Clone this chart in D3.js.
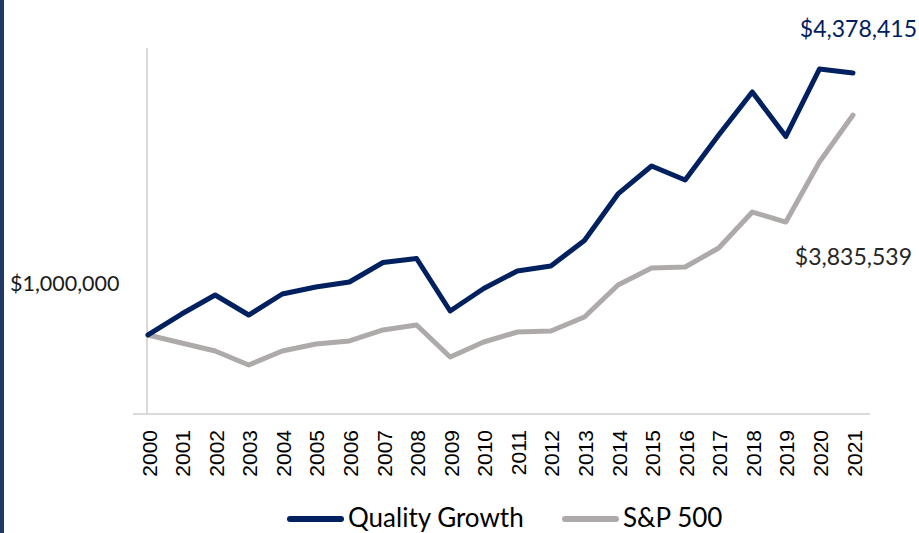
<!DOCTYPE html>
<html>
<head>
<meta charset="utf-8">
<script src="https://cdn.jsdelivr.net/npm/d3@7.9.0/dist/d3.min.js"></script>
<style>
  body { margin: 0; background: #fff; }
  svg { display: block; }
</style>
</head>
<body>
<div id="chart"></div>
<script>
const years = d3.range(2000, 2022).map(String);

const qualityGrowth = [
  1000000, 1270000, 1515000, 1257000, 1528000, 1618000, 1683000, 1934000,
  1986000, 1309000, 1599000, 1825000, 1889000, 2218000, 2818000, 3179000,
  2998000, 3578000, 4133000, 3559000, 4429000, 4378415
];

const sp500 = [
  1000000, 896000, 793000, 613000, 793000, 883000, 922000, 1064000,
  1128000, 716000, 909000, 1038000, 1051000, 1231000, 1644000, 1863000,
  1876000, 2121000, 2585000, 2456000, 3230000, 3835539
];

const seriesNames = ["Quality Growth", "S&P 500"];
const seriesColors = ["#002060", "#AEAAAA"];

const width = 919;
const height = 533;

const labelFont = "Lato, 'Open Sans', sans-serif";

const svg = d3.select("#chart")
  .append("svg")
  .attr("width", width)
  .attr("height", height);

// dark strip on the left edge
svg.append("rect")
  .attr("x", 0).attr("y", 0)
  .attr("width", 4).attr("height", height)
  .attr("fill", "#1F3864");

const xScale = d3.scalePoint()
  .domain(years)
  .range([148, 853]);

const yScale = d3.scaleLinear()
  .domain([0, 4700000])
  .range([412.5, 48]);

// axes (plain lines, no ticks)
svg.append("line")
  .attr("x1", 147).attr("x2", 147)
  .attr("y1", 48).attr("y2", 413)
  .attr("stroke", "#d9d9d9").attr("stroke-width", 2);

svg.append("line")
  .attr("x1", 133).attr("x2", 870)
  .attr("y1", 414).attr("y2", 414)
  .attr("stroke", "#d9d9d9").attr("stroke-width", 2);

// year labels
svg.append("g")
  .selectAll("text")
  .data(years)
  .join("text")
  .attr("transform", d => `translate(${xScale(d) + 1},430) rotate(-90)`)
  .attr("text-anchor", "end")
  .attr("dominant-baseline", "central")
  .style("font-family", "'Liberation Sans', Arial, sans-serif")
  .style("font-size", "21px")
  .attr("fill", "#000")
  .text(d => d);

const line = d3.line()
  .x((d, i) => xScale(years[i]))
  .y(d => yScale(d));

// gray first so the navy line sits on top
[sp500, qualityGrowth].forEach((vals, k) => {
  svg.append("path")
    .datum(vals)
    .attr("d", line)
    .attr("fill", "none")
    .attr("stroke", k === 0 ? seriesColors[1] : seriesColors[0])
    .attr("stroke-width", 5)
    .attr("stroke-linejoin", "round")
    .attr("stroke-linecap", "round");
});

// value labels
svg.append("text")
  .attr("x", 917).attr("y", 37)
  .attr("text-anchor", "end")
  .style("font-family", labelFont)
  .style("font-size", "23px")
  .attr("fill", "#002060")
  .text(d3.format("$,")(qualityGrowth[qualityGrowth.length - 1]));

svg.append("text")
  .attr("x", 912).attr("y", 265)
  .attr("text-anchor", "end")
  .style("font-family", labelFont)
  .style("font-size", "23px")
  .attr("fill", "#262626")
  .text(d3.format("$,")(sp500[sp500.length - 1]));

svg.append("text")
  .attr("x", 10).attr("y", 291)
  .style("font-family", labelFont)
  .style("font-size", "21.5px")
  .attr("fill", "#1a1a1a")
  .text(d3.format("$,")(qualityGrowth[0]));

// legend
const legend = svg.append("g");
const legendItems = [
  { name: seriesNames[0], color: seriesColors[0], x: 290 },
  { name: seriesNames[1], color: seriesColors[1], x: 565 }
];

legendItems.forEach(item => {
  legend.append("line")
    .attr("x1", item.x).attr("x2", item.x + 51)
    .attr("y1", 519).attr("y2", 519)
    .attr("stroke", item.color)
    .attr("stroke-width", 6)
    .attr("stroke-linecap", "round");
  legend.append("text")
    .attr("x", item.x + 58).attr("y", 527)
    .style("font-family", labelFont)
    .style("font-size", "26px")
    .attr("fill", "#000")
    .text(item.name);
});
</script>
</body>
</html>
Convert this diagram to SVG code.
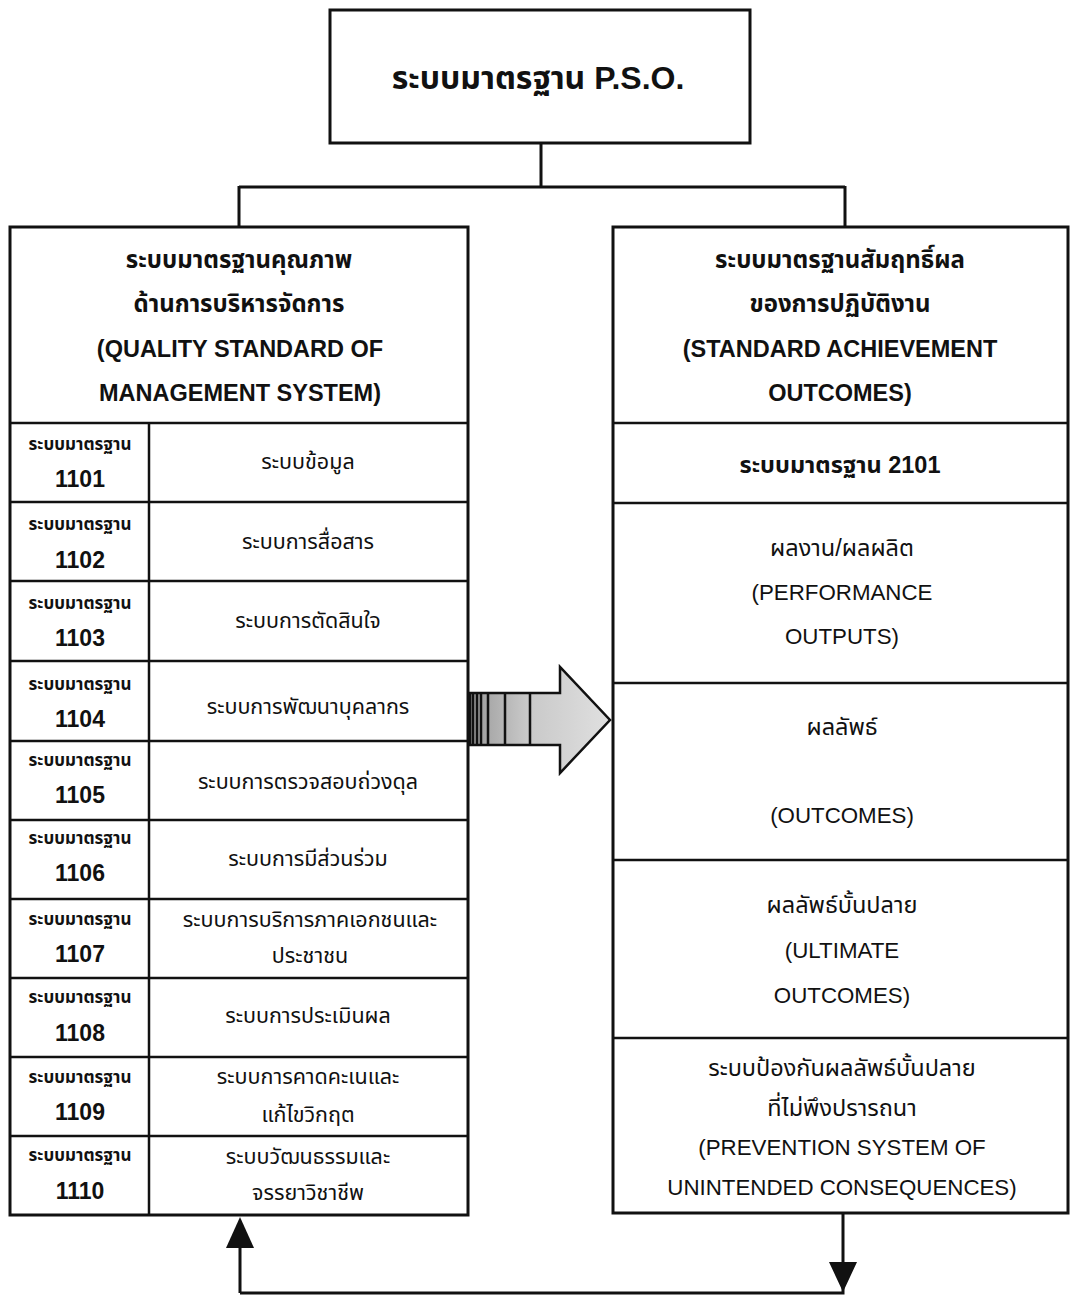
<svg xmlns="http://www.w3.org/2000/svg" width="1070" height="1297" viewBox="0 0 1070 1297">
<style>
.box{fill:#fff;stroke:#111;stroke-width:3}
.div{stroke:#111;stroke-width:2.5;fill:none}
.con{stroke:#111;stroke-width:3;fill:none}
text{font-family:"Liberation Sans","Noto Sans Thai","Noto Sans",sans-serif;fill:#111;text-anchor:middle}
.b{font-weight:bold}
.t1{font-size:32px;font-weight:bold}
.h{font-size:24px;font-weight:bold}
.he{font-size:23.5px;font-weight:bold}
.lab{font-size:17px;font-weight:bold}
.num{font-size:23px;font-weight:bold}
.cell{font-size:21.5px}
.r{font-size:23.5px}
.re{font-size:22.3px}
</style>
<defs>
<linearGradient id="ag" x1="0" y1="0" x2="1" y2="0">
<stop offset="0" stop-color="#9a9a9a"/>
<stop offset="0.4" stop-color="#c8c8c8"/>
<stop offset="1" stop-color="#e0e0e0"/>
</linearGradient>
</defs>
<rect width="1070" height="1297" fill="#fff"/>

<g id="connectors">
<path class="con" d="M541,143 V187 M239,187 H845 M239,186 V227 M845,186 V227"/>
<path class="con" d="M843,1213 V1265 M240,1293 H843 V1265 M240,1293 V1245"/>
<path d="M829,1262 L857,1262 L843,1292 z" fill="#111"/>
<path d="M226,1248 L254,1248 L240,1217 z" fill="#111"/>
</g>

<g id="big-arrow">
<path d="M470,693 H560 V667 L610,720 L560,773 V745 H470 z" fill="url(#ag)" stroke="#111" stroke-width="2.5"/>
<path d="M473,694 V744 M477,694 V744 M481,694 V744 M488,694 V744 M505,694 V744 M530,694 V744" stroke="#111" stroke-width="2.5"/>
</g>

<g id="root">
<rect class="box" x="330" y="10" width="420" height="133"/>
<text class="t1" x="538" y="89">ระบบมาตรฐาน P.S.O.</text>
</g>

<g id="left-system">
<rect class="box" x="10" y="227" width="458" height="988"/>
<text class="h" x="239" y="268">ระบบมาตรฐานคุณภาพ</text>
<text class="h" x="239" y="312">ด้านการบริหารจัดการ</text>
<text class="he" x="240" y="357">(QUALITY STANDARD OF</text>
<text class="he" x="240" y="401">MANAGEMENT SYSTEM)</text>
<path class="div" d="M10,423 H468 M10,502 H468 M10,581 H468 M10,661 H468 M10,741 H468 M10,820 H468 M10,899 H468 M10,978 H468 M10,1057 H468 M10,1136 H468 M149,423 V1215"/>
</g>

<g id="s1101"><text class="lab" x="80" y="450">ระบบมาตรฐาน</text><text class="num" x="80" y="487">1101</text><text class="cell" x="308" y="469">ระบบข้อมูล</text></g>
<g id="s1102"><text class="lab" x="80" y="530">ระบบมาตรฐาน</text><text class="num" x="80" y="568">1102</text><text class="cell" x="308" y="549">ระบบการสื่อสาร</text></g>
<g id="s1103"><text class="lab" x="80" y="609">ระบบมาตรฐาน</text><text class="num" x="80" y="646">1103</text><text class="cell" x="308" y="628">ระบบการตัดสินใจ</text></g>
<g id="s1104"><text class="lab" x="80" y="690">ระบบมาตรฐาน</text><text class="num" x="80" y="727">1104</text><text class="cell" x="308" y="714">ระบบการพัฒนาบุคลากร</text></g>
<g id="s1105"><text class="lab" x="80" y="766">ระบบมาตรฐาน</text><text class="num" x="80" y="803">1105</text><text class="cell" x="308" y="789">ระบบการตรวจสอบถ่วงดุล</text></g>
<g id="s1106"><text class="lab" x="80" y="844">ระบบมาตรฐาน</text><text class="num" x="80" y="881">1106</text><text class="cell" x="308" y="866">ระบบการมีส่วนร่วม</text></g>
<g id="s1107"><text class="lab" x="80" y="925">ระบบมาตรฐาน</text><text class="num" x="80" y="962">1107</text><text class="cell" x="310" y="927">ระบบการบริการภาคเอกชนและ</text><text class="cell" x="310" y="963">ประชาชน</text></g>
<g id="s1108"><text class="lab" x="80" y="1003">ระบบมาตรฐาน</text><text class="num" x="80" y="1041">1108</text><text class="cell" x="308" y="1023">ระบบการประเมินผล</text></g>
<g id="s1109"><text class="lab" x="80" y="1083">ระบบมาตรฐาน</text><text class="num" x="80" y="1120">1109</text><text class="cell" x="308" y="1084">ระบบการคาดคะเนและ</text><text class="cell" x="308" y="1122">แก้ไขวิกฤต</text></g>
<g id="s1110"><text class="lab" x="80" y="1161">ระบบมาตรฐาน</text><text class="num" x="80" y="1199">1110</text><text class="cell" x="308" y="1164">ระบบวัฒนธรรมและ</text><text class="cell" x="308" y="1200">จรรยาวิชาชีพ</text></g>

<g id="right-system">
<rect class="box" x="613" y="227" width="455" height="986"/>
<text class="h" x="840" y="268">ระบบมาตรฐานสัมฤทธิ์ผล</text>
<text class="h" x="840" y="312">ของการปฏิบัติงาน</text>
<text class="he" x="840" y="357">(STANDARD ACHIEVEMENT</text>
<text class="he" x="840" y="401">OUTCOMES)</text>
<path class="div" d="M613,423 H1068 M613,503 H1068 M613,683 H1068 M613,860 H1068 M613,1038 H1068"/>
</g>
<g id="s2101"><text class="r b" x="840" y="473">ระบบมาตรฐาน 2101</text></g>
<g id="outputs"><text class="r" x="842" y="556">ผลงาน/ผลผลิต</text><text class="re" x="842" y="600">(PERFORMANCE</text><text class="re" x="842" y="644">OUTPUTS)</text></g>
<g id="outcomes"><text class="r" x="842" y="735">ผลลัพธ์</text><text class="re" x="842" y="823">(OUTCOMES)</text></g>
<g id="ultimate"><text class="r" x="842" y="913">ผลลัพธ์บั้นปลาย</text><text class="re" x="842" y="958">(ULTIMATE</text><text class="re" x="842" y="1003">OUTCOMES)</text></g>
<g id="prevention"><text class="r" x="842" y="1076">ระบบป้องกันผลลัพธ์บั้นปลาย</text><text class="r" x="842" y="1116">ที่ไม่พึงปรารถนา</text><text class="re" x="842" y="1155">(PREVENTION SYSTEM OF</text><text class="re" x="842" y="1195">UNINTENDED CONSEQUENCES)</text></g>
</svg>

═══

> [Instructions for the task] Go through the listing above and return every line where the word "chart" occurs.

> [Result of this task]
Clone this chart in D3.js.
<div id="chart"></div>
const svg = d3.select("#chart")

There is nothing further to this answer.